Kantar Social Media Intelligence reported that the ITV series was the most talked about show on Twitter in 2018. However, not even the producers could have predicted the growth of the show in 2019. 3.7 million people tuned in to watch the first episode on 3rd June. Added to those who viewed the show through ITV Hub, the online streaming service, to the viewing figure came in at 4.2 million — a considerable 1.3 million more than sat down to indulge in it some 12 months previous.
Health and beauty retailer Superdrug were the headline sponsor for the previous three years, striking up multi-million-pound deals. However, failed negotiations with the high-street store saw Love Island partner up with app-based takeaway company, Uber Eats. Reportedly, the delivery service paid more than £5m and their investment, despite what may seem financially intensive, makes considerable sense. During the first episode, 18.5 per cent of viewers that were watching TV at the time were watching Love Island. More importantly, for the brands who had invested, which include Lucozade, Ministry of Sound, and Samsung, 57 per cent of the demographic they were targeting that were watching television, 16-24 year old’s, were also tuned in.
GoldenEye, The Italian Job, Mission: Impossible
Other than including some of the most jaw-dropping Hollywood movie scenes of all time, while also including some of the suavest men in history, these three films all have a common connection — the BMW brand. Pierce Brosnan, Mark Wahlberg, and Tom Cruise all negotiated some fairly unbelievable tasks at the helm of a vehicle produced by the German manufacturer, who, similarly, build the popular BMW X5.

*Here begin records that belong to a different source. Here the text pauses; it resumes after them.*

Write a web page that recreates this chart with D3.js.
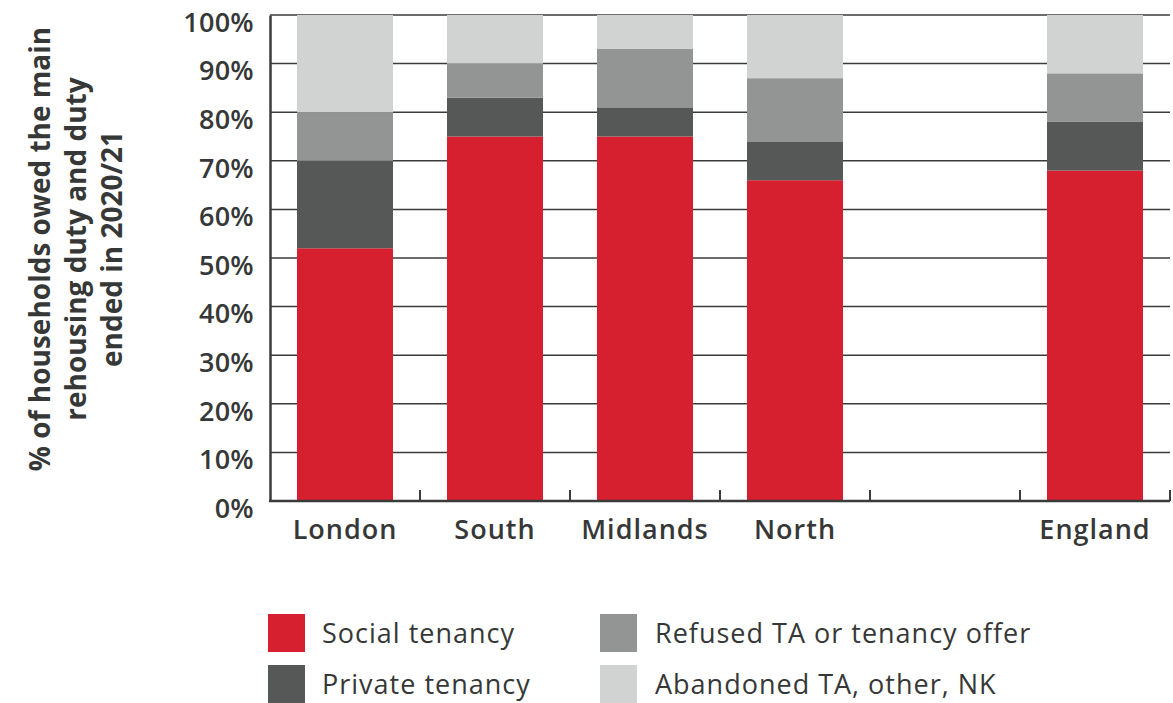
<!DOCTYPE html>
<html>
<head>
<meta charset="utf-8">
<script src="https://cdn.jsdelivr.net/npm/d3@7"></script>
<style>
  body { margin: 0; background: #fff; }
  text { font-family: "Open Sans", sans-serif; fill: #363837; }
</style>
</head>
<body>
<div id="chart"></div>
<script>
// data (percent of households)
var regions = ["London", "South", "Midlands", "North", "", "England"];
var seriesNames = ["Social tenancy", "Private tenancy", "Refused TA or tenancy offer", "Abandoned TA, other, NK"];
var socialTenancy = [52, 75, 75, 66, null, 68];
var privateTenancy = [18, 8, 6, 8, null, 10];
var refusedOffer = [10, 7, 12, 13, null, 10];
var abandonedOther = [20, 10, 7, 13, null, 12];
var yTicks = [0, 10, 20, 30, 40, 50, 60, 70, 80, 90, 100];
var colours = ["#d6202f", "#565857", "#939594", "#d1d3d2"];

var width = 1173, height = 703;
var margin = {top: 15, right: 3, bottom: 202, left: 270};

var svg = d3.select("#chart")
    .append("svg")
    .attr("width", width)
    .attr("height", height);

var x = d3.scaleBand()
    .domain(d3.range(regions.length))
    .range([margin.left, width - margin.right])
    .paddingInner(0.36)
    .paddingOuter(0.18);

var y = d3.scaleLinear()
    .domain([0, 100])
    .range([height - margin.bottom, margin.top]);

// build rows for the stack
var rows = regions.map(function(r, i) {
  return {
    i: i,
    s0: socialTenancy[i] || 0,
    s1: privateTenancy[i] || 0,
    s2: refusedOffer[i] || 0,
    s3: abandonedOther[i] || 0,
    empty: socialTenancy[i] == null
  };
}).filter(function(d) { return !d.empty; });

var stack = d3.stack().keys(["s0", "s1", "s2", "s3"]);
var stacked = stack(rows);

// gridlines
svg.append("g")
  .selectAll("line")
  .data(yTicks.filter(function(t) { return t > 0; }))
  .join("line")
    .attr("x1", margin.left)
    .attr("x2", width - margin.right)
    .attr("y1", function(d) { return y(d); })
    .attr("y2", function(d) { return y(d); })
    .attr("stroke", "#3a3b3b")
    .attr("stroke-width", 1.5);

// bars
svg.append("g")
  .selectAll("g")
  .data(stacked)
  .join("g")
    .attr("fill", function(d, k) { return colours[k]; })
  .selectAll("rect")
  .data(function(d) { return d; })
  .join("rect")
    .attr("x", function(d) { return x(d.data.i); })
    .attr("width", x.bandwidth())
    .attr("y", function(d) { return y(d[1]); })
    .attr("height", function(d) { return y(d[0]) - y(d[1]); });

// y axis
var yAxis = svg.append("g")
    .attr("transform", "translate(" + margin.left + ",0)")
    .call(d3.axisLeft(y).tickValues(yTicks).tickSize(0).tickPadding(16)
      .tickFormat(function(d) { return d + "%"; }));
yAxis.select(".domain").attr("stroke", "#3a3b3b").attr("stroke-width", 2.5);
yAxis.selectAll("text")
    .attr("dy", "0.6em")
    .style("font-size", "27px")
    .style("font-weight", 600)
    .style("letter-spacing", "0.3px")
    .attr("fill", "#363837");

// x axis: ticks between bands pointing up
var xBase = y(0);
var tickPos = d3.range(regions.length).map(function(i) { return x(i) + x.bandwidth() + x.step() * x.paddingInner() / 2; });
svg.append("line")
    .attr("x1", margin.left - 1)
    .attr("x2", width - margin.right)
    .attr("y1", xBase)
    .attr("y2", xBase)
    .attr("stroke", "#3a3b3b")
    .attr("stroke-width", 2.5);
svg.append("g")
  .selectAll("line")
  .data(tickPos)
  .join("line")
    .attr("x1", function(d) { return d; })
    .attr("x2", function(d) { return d; })
    .attr("y1", xBase)
    .attr("y2", xBase - 11)
    .attr("stroke", "#3a3b3b")
    .attr("stroke-width", 2);

svg.append("g")
  .selectAll("text")
  .data(regions)
  .join("text")
    .attr("x", function(d, i) { return x(i) + x.bandwidth() / 2; })
    .attr("y", xBase + 38)
    .attr("text-anchor", "middle")
    .style("font-size", "27px")
    .style("font-weight", 600)
    .style("letter-spacing", "1px")
    .text(function(d) { return d; });

// y title
var titleLines = ["% of households owed the main", "rehousing duty and duty", "ended in 2020/21"];
svg.append("g")
    .attr("transform", "translate(40,249) rotate(-90)")
  .selectAll("text")
  .data(titleLines)
  .join("text")
    .attr("x", 0)
    .attr("y", function(d, i) { return i * 36 + 10; })
    .attr("text-anchor", "middle")
    .style("font-size", "28px")
    .style("font-weight", 700)
    .text(function(d) { return d; });

// legend
var legendPos = [[268, 614], [268, 665], [600, 614], [600, 665]];
var legend = svg.append("g")
  .selectAll("g")
  .data(seriesNames)
  .join("g")
    .attr("transform", function(d, k) { return "translate(" + legendPos[k][0] + "," + legendPos[k][1] + ")"; });
legend.append("rect")
    .attr("width", 37)
    .attr("height", 38)
    .attr("fill", function(d, k) { return colours[k]; });
legend.append("text")
    .attr("x", function(d, k) { return k < 2 ? 54 : 55; })
    .attr("y", 29)
    .style("font-size", "27px")
    .style("letter-spacing", "1px")
    .text(function(d) { return d; });
</script>
</body>
</html>
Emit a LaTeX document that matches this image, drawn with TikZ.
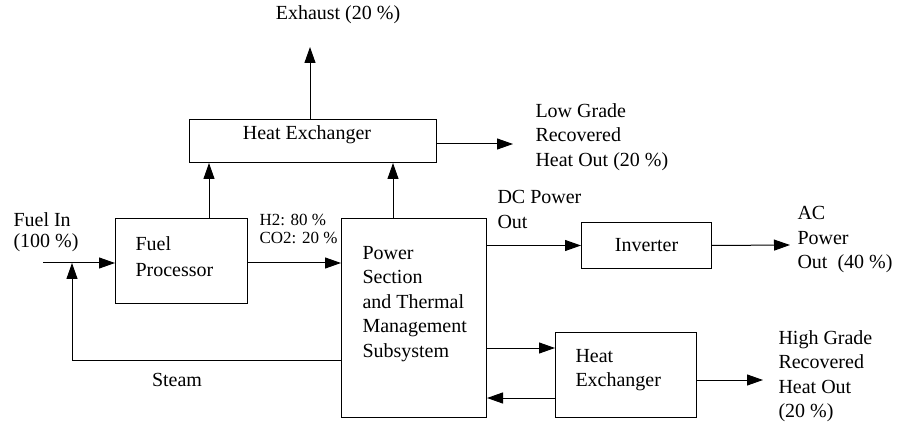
\documentclass[tikz,border=0pt]{standalone}
\usepackage{fontspec}
\setmainfont{Liberation Serif}
\usetikzlibrary{arrows.meta}
\begin{document}
\begin{tikzpicture}[x=1pt,y=-1pt,
  line width=1pt,
  box/.style={draw, inner sep=0pt, anchor=north west},
  txt/.style={inner sep=0pt, align=left, font=\fontsize{20}{24.5}\selectfont},
  small/.style={inner sep=0pt, align=left, font=\fontsize{17}{18}\selectfont},
  arr/.style={-{Triangle[length=16pt,width=11pt]}}]
\useasboundingbox (0,0) rectangle (905,430);
% boxes
\node[box, minimum width=247pt, minimum height=43pt] (hxtop) at (189,119) {};
\node[box, minimum width=132pt, minimum height=85pt] (fp) at (115,218) {};
\node[box, minimum width=145pt, minimum height=199pt] (ps) at (341,218) {};
\node[box, minimum width=130pt, minimum height=46pt, font=\fontsize{20}{24.5}\selectfont] (inv) at (581,222) {Inverter};
\node[box, minimum width=141pt, minimum height=85pt] (hxbot) at (555,332) {};
% texts
\node[txt] (thxtop) at (307,135) {Heat Exchanger};
\node[txt] (texh) at (338,15) {Exhaust (20 \%)};
\node[txt, anchor=west] (tlow) at (535,137) {Low Grade\\Recovered\\Heat Out (20 \%)};
\node[txt, anchor=west, font=\fontsize{20}{21}\selectfont] (tfuel) at (13,232) {Fuel In\\(100 \%)};
\node[txt, anchor=west, font=\fontsize{20}{26}\selectfont] (tfp) at (135,257) {Fuel\\Processor};
\node[small, anchor=west] (th2) at (259,229) {H2: 80 \%\\CO2: 20 \%};
\node[txt, anchor=west] (tps) at (362,304) {Power\\Section\\and Thermal\\Management\\Subsystem};
\node[txt] (tsteam) at (177,380) {Steam};
\node[txt, anchor=west] (tdc) at (497,209.5) {DC Power\\Out};
\node[txt, anchor=west] (tac) at (797,240) {AC\\Power\\Out~ (40 \%)};
\node[txt, anchor=west] (thxb) at (575,370) {Heat\\Exchanger};
\node[txt, anchor=west] (thigh) at (778,376) {High Grade\\Recovered\\Heat Out\\(20 \%)};
% coordinates
\coordinate (exhtip) at (310,47);
\coordinate (lowtip) at (513,144);
\coordinate (fpx) at (209,0);
\coordinate (psx) at (393,0);
\coordinate (fin) at (43,263);
\coordinate (stm1) at (72,360);
\coordinate (stm2) at (72,263);
\coordinate (actip) at (790,245);
\coordinate (hy1) at (0,348);
\coordinate (hy2) at (0,398);
\coordinate (hightip) at (763,380);
% connectors
\draw[arr] (hxtop.north -| exhtip) -- (exhtip);
\draw[arr] (hxtop.east |- lowtip) -- (lowtip);
\draw[arr] (fp.north -| fpx) -- (hxtop.south -| fpx);
\draw[arr] (ps.north -| psx) -- (hxtop.south -| psx);
\draw[arr] (fin) -- (fin -| fp.west);
\draw[arr] (ps.west |- stm1) -- (stm1) -- (stm2);
\draw[arr] (fp.east |- fin) -- (ps.west |- fin);
\draw[arr] (ps.east |- inv.west) -- (inv.west);
\draw[arr] (inv.east) -- (actip);
\draw[arr] (ps.east |- hy1) -- (hxbot.west |- hy1);
\draw[arr] (hxbot.west |- hy2) -- (ps.east |- hy2);
\draw[arr] (hxbot.east |- hightip) -- (hightip);
\end{tikzpicture}
\end{document}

Despite remaining faithful to the Aston Martin until 1995, it was inevitable that 007 was going to eventually swap driving position and get behind the wheel of the luxury BMW. Many seen the Bavarian company’s investment of $3 million a risk —if the movie release was to be delayed, the featured Z3 would be an outdated concept. But, their gamble paid dividends, and returned approximately $240 million in sales. Not only did profits rise like Bond’s passenger ejector seat, the brand built successfully built upon an already distinguished reputation.
In regard to the Italian Job remake in 2003, Film Critic Stephanie Zacharek noted, “the real start of The Italian Job is not a person but a car”. After providing more than thirty different Minis, to whom BMW are the owner, the final scene of the movie, one of the most exhilarating car chases to come out of Hollywood, which featured three different coloured models, BMW’s sales increased 22 per cent the following year.
The American Netflix series Stranger Things, now in its third season, is one of the most popular talking points in the modern media in 2019. Despite a gripping plot and undeniably talented acting delivered through the show’s young cast, viewers were quick to point the sheer multitude of brands which featured.
In a report generated by Concave Brand Tracking, it was estimated that the brand placement included in the third series was worth more than $15 million. The top ten visible labels were:
- Burger King
Due to the record-breaking viewership which Stranger Things attracts and the fact advertising is significantly cheaper on Netflix , Dominic Artzrouni, Director of Concave, suggests “the ROI numbers are making brands very happy”. Artzrouni goes on to draw upon the fact none of the products which are referenced were paid for by third parties and are all part of the show, which regularly calls upon ‘80s consumer culture.
There is no denying that product placement plays a significant role in the media, however, has it gone too far and started destructing the naturality of shows?